I ran across a post from UCSD today that explains that humans actually don’t mind spoilers. In fact, the article claims that research shows that we enjoy stories more if we flip to the last page and read the ending first.
It’s also possible that it’s “easier” to read a spoiled story. Other psychological studies have shown that people have an aesthetic preference for objects that are perceptually easy to process.
“So it could be,” said Leavitt, a psychology doctoral student at UC San Diego, “that once you know how it turns out, it’s cognitively easier – you’re more comfortable processing the information – and can focus on a deeper understanding of the story.”
Personally, speaking as somebody who has spoiled a good many books and films by reading reviews or peeking at the last page, I can see where this is coming from. And then again, I can’t.
I’ve read stories that involve such emotional strain on the characters, where everything seems to get worse and worse. For those, I can see how it would be a relief to turn to the final page and see that it all comes out “right”. And I’ll admit that I’ve done it.
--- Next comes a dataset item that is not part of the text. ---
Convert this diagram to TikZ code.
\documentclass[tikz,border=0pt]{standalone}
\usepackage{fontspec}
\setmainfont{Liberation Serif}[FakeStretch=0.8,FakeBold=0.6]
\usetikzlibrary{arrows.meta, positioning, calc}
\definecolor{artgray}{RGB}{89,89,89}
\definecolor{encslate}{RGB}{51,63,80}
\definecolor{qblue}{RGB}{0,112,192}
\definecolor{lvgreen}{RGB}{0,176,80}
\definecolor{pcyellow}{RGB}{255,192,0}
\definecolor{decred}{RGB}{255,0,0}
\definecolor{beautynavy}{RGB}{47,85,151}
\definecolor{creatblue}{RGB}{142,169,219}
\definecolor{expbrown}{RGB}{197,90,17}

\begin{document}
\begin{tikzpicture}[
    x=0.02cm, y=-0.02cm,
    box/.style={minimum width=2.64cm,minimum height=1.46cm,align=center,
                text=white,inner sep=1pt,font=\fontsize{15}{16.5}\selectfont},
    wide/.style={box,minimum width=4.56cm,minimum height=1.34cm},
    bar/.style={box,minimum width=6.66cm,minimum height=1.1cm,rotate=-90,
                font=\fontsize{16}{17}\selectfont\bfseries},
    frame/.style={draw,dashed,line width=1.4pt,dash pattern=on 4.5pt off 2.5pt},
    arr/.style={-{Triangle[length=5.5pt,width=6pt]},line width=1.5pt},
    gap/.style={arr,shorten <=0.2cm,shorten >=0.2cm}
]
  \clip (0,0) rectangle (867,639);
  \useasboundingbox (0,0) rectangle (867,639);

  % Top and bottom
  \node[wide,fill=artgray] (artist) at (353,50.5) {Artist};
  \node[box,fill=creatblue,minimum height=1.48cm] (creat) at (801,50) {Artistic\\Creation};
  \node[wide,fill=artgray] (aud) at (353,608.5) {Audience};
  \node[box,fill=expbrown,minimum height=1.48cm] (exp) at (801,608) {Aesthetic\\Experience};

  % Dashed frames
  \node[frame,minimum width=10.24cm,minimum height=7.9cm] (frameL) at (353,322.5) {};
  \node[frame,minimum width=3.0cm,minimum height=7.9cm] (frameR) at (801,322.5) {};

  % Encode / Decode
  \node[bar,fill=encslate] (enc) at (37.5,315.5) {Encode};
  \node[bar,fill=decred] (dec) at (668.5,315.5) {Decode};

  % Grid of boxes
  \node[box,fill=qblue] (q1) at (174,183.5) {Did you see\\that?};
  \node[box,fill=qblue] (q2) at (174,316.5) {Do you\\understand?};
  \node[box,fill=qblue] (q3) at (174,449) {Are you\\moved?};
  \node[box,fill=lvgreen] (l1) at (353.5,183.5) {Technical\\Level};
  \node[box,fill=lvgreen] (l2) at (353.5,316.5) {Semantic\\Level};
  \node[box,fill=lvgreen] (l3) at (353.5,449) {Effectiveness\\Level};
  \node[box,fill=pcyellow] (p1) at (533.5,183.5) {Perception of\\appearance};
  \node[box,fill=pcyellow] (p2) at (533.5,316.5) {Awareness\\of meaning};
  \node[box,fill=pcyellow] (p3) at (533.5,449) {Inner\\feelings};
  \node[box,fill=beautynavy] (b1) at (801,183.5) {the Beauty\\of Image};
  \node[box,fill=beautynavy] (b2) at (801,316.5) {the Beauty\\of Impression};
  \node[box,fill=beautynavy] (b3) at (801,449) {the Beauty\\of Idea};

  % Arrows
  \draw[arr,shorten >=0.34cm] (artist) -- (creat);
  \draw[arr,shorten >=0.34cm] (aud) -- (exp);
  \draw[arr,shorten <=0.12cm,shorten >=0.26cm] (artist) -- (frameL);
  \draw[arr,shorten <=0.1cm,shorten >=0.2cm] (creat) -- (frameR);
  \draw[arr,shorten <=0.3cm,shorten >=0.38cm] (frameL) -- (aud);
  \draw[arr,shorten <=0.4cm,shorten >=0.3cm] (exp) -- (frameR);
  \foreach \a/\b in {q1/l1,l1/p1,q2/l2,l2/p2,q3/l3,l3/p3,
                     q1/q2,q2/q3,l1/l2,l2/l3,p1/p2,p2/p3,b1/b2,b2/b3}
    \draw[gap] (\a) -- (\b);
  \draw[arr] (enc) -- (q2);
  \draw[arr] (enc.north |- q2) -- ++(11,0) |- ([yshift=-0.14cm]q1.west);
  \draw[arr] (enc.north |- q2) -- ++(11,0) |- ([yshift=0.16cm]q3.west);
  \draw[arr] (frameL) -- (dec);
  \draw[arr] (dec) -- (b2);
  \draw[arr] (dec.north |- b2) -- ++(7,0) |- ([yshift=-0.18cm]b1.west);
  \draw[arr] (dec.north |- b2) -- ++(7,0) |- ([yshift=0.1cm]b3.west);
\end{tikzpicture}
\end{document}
And I’m reminded that I just read Sense and Sensibility after seeing the movie and having the ending of every romantic entanglement from the story (and there are several) spoiled, so I already knew who each of the girls would end up marrying. Which didn’t bother me a bit. In fact, it gave me reason to start digging into the motivations of some of the failed love interests, so I would understand why they failed.
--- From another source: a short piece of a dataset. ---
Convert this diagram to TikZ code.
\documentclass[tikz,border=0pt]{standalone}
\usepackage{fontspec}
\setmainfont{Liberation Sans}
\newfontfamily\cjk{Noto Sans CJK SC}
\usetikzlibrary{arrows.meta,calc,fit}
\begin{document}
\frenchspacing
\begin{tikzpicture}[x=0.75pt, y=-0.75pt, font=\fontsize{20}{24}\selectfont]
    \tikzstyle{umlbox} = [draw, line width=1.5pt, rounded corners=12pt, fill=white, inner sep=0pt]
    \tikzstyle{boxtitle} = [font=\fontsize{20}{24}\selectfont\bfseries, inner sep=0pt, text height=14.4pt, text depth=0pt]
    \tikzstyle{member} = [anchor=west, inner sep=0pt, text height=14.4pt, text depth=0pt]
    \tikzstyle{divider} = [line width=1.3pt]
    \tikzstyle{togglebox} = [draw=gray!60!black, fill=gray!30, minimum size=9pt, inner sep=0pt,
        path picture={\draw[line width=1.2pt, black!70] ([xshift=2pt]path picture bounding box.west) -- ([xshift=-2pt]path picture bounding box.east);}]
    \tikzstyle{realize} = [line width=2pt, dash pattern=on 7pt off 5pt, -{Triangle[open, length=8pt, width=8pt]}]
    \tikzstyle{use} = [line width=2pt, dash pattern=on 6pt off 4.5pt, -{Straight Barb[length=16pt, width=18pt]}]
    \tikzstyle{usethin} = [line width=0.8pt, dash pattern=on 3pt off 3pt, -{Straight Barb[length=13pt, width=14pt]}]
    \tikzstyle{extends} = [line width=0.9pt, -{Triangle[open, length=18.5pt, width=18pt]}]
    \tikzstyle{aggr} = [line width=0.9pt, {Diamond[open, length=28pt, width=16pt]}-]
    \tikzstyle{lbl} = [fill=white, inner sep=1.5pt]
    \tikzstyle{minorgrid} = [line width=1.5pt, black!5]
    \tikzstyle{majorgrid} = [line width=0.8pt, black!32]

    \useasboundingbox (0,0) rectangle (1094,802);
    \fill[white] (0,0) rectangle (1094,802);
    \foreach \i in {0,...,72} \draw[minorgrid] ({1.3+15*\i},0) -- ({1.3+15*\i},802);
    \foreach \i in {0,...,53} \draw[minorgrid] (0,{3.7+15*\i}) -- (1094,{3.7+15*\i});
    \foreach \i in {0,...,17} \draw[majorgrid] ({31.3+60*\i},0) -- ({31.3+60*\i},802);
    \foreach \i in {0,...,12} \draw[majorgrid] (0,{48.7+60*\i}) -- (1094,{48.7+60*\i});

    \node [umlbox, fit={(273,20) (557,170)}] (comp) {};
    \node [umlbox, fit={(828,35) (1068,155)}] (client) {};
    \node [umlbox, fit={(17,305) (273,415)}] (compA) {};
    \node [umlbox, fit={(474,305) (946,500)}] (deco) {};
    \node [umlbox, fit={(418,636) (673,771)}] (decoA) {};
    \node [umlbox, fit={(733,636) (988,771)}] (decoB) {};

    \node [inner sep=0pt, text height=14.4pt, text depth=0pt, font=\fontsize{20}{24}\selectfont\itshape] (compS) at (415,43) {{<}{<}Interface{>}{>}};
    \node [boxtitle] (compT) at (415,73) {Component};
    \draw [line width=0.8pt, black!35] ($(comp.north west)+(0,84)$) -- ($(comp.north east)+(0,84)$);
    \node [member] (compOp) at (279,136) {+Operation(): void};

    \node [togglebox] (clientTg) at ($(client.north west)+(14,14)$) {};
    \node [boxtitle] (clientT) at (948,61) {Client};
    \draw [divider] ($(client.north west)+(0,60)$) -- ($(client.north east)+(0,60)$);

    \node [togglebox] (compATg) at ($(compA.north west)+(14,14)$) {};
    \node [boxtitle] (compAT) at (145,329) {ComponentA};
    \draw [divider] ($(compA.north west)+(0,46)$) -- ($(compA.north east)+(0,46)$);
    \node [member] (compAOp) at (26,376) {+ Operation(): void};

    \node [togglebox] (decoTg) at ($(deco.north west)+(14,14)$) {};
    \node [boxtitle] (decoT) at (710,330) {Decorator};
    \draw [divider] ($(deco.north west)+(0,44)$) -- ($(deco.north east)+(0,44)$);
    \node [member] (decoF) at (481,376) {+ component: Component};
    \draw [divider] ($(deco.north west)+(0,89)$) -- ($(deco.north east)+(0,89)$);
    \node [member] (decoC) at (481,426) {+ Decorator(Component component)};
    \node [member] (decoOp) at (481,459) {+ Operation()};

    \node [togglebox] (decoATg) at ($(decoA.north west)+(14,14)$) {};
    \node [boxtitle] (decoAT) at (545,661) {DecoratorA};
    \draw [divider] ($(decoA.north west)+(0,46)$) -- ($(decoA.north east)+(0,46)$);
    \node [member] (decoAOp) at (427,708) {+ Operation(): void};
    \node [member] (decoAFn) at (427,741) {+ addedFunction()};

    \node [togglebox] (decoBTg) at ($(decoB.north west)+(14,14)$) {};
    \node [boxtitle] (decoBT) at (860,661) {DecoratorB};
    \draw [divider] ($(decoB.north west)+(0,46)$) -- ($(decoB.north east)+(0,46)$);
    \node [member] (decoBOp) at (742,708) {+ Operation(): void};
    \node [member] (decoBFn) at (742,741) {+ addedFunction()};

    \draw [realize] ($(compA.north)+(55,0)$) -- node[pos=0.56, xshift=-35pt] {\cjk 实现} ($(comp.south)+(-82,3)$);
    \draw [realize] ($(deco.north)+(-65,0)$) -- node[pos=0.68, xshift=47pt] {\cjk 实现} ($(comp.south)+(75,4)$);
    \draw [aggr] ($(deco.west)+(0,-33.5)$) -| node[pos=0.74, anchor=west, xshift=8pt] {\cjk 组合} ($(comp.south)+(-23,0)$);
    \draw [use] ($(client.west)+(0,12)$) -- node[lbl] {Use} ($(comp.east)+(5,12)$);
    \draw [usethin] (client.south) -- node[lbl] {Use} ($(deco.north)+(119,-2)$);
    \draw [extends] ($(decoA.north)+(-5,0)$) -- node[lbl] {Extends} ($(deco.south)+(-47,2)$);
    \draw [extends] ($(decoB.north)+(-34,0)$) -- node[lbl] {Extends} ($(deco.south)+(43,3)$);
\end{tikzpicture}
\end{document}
However, I can also think of many books that, as I idly flipped through the pages, I discovered that one of my favorite characters would die before the end of the book. In those cases, I’ve learned that I quickly distance myself from the character. I try not to get attached to him. Which is sad, considering the author meant me to be attached to the doomed character so that I would cry when he sacrifices himself for his friends. Such books are always more powerful to me when I don’t see it coming.
The article goes on to make a strange conclusion.
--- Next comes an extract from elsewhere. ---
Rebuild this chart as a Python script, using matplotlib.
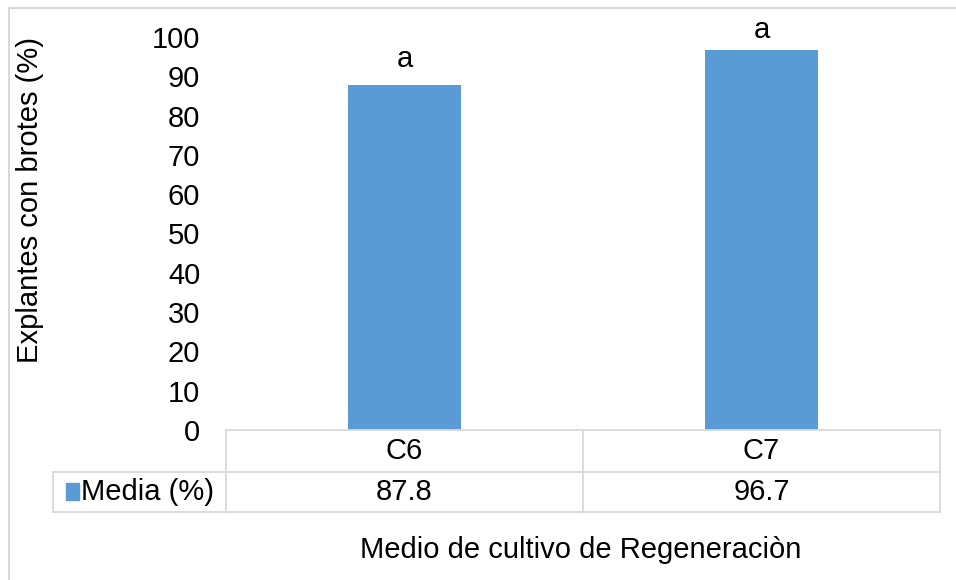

Christenfeld and Leavitt conclude the paper by saying that perhaps some of our “other intuitions about suspense may be similarly wrong.”
“Perhaps,” they write, “birthday presents are better when wrapped in cellophane, and engagement rings are better when not concealed in chocolate mousse.”
I don’t think so. There’s a lot to be said for the mystery of the unknown. Half the fun of a birthday gift is shaking it ahead of time and trying to guess what’s in it! And though I’ve never been and don’t expect to be on the receiving end of an engagement ring concealed in chocolate mousse… Ladies, I’ll leave that one up to you! 😉
So. I can see the point. But I’d still prefer not to be spoiled on major plot points. Especially in the case of a movie that hinges on a twist at the end. (I had an example written in here, but I realized that by giving an example, the movie is spoiled because you know the twist is coming, even if you don’t know what it is!)
The researchers even somewhat admit this.
But the researchers are careful to note that they do not have a new recipe for writers to follow. After all, spoilers helped only when presented in advance, outside of the piece. When the researchers inserted a spoiler directly into a story, it didn’t go over quite as well.
Why would we read the story out of order to get the spoiler so that we will enjoy it more? Don’t we trust the storyteller to tell us his story the way it’s meant to be told?